Aiutati dalle ore sul divano causa epidemia di coronavirus, e sollecitati da una serie di imbecillità lette ed ascoltate (tra queste l’idea di un ministro olandese di sottoporre a inchiesta i paesi che chiedono aiuti all’Ue per fronteggiare il
morbo), abbiamo oziosamente pensato ad un paio di cose che sarebbe bene fare, quando potremo uscire di casa e torneremo a vedere la luce del sole. In attesa che questo accada, e che si possa finalmente fuggire da questo buio della ragione che genera mostri, ci permettiamo di elencare queste considerazioni oziose di un ozioso.
Chissà: ne potrebbe nascere un bel dibattito. Il tempo non ci manca. Ecco l’elenco, ma prima di leggerlo si sappia che l’ordine di esposizione non corrisponde necessariamente a quello dell’importanza. Ognuno le disponga nel disegno
espositivo che ritiene più consono.
Primo: la revisione radicale dei trattati internazionali che regolano il funzionamento dell’Ue, inserendo il principio del voto ponderato nelle decisioni del Consiglio.

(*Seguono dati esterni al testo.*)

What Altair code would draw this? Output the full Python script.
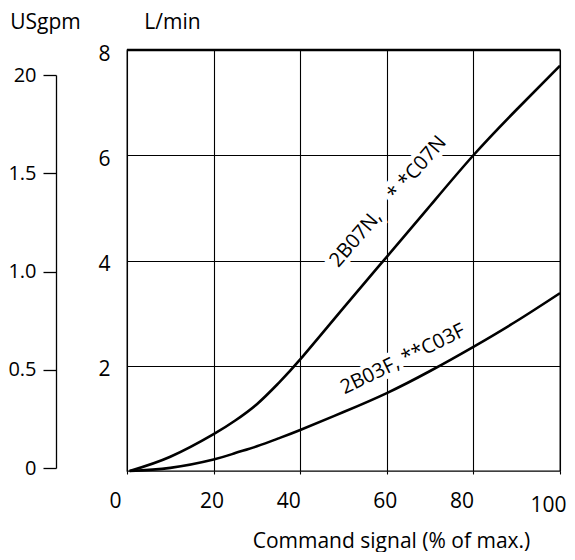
import altair as alt
import pandas as pd

# ---- data ----
cmd = [0.6, 10, 20, 25, 30, 35, 40, 50, 60, 70, 80, 90, 100]
flow_07n = [0.0, 0.27, 0.70, 0.96, 1.27, 1.67, 2.12, 3.1, 4.07, 5.04, 6.0, 6.87, 7.7]
flow_03f = [0.0, 0.06, 0.22, 0.34, 0.47, 0.62, 0.78, 1.12, 1.48, 1.9, 2.36, 2.85, 3.38]

x_ticks = [0, 20, 40, 60, 80, 100]
lmin_ticks = [2, 4, 6, 8]
lmin_top = [8]
usgpm_ticks = [0, 0.5, 1.0, 1.5, 2.0]
usgpm_labels = ["0", "0.5", "1.0", "1.5", "20"]

label_text = ["2B07N,\u00a0\u00a0\u00a0\u00a0* *C07N", "2B03F, **C03F"]
label_x = [60.3, 63.7]
label_y = [5.12, 2.12]
label_angle = [311, 334]

FONT = "Open Sans"

curves = pd.DataFrame(
    {"cmd": cmd * 2,
     "flow": flow_07n + flow_03f,
     "series": ["07N"] * len(cmd) + ["03F"] * len(cmd)}
)
labels = pd.DataFrame({"cmd": label_x, "flow": label_y,
                       "ang": label_angle, "txt": label_text})
top = pd.DataFrame({"flow": lmin_top})
us = pd.DataFrame({"usgpm": usgpm_ticks, "lab": usgpm_labels})

xscale = alt.Scale(domain=[0, 100], nice=False)
yscale = alt.Scale(domain=[0, 8], nice=False)

lab_map = "{" + ",".join(f"'{v:g}':'{l}'" for v, l in zip(usgpm_ticks, usgpm_labels)) + "}"

x_axis = alt.Axis(
    values=x_ticks, grid=True, gridColor="black", gridWidth=1.1, gridOpacity=1,
    domain=False, ticks=True, tickSize=3, tickColor="black", tickWidth=1.1,
    labelFont=FONT, labelFontSize=21, labelColor="black", labelFlush=False,
    labelOffset={"condition": {"test": "datum.value == 0 || datum.value == 40 || datum.value == 80 || datum.value == 100", "value": -12}, "value": -2},
    labelPadding={"condition": {"test": "datum.value == 100", "value": 20}, "value": 16},
    title="Command signal (% of max.)", titleFont=FONT, titleFontSize=21,
    titleFontWeight="normal", titleColor="black",
    titleX=264, titleY=76, titleBaseline="alphabetic", titleAlign="center",
)
y_axis = alt.Axis(
    values=lmin_ticks, grid=True, gridColor="black", gridWidth=1.1, gridOpacity=1,
    domain=False, ticks=False, labelFont=FONT, labelFontSize=21, labelColor="black",
    labelPadding=17, labelOffset=4, labelFlush=False,
    title="L/min", titleFont=FONT, titleFontSize=21, titleFontWeight="normal",
    titleColor="black", titleAngle=0, titleX=45, titleY=-22,
    titleAlign="center", titleBaseline="alphabetic",
)

X = alt.X("cmd:Q", scale=xscale, axis=x_axis)
Y = alt.Y("flow:Q", scale=yscale, axis=y_axis)

lines = alt.Chart(curves).mark_line(
    color="black", strokeWidth=2.6, interpolate="natural"
).encode(x=X, y=Y, detail="series:N")

halo = alt.Chart(labels).mark_text(
    font=FONT, fontSize=20, align="center", baseline="middle",
    color="white", stroke="white", strokeWidth=9,
).encode(x=X, y=Y, angle=alt.Angle("ang:Q", scale=None), text="txt:N")

text = alt.Chart(labels).mark_text(
    font=FONT, fontSize=20, align="center", baseline="middle", color="black",
).encode(x=X, y=Y, angle=alt.Angle("ang:Q", scale=None), text="txt:N")

top_rule = alt.Chart(top).mark_rule(color="black", strokeWidth=2.4).encode(y=Y)

main = alt.layer(halo, lines, text, top_rule)

us_axis = alt.Chart(us).mark_point(opacity=0).encode(
    y=alt.Y(
        "usgpm:Q",
        scale=alt.Scale(domain=[0, 2], range=[418, 25], nice=False),
        axis=alt.Axis(
            orient="left", offset=71, values=usgpm_ticks,
            labelExpr=f"{lab_map}[datum.value] || datum.label",
            grid=False, domain=True, domainColor="black", domainWidth=1.3,
            ticks=True, tickSize=13, tickColor="black", tickWidth=1.3,
            labelFont=FONT, labelFontSize=20, labelColor="black", labelPadding=7,
            labelFlush=False,
            title="USgpm", titleFont=FONT, titleFontSize=21, titleFontWeight="normal",
            titleColor="black", titleAngle=0, titleX=-11, titleY=-22,
            titleAlign="center", titleBaseline="alphabetic",
        ),
    )
)

chart = alt.layer(main, us_axis).resolve_scale(y="independent").properties(
    width=433, height=421,
    autosize=alt.AutoSizeParams(type="none"),
    padding={"left": 119, "top": 42, "right": 7, "bottom": 81},
    background="white",
).configure_view(stroke="black", strokeWidth=1.3)

chart.save("out.html", embed_options={"renderer": "svg", "actions": False})
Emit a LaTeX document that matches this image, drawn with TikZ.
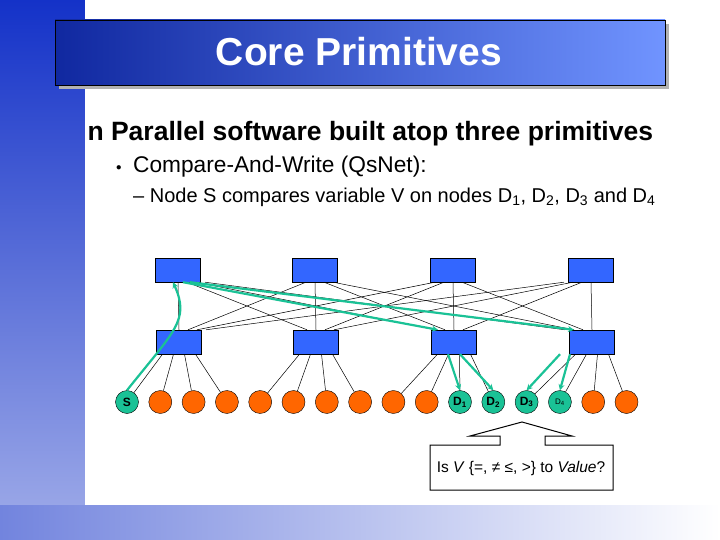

Secondo: riforme costituzionali volte a rinsaldare la democrazia contro i populismi, e cioè: a) inserimento di norme generali che impediscano la concentrazione in poche mani di media e social media; b) inserimento nel testo costituzionale di una legge elettorale proporzionale.
Terzo: una legislazione fiscale per a) una tassazione autenticamente progressiva in relazione al reddito; b) l’introduzione del quoziente familiare.
Quarto: ristrutturazione del Sistema Sanitario Nazionale, togliendolo alle regioni che lo hanno smembrato privatizzandolo ed a quelle che ne hanno succhiato le risorse economiche.
Quinto: il controllo della comunità nazionale sulle imprese di valore e importanza strategica.
Sesto: la reintroduzione di norme di tutela del lavoro, del reddito e della dignità del lavoratore.
Settimo: un piano di sviluppo pubblico delle energie rinnovabili, a tutela dell’ambiente e per trasformare il nostro Paese da consumatore-importatore a produttore-esportatore di energia.
Ottavo: rafforzamento del Terzo Settore come creatore di posti di lavoro, di civiltà e di ricchezza generale.
Finito lo spazio, non aggiungiamo altro. Ci limitiamo a dire: è economia sociale di mercato? Non è una vergogna, anzi. È troppo generico? Lenin prese il potere con un programma ancora più vago: la terra ai contadini e tutto il potere ai soviet. Basta poco per cambiare radicalmente le cose.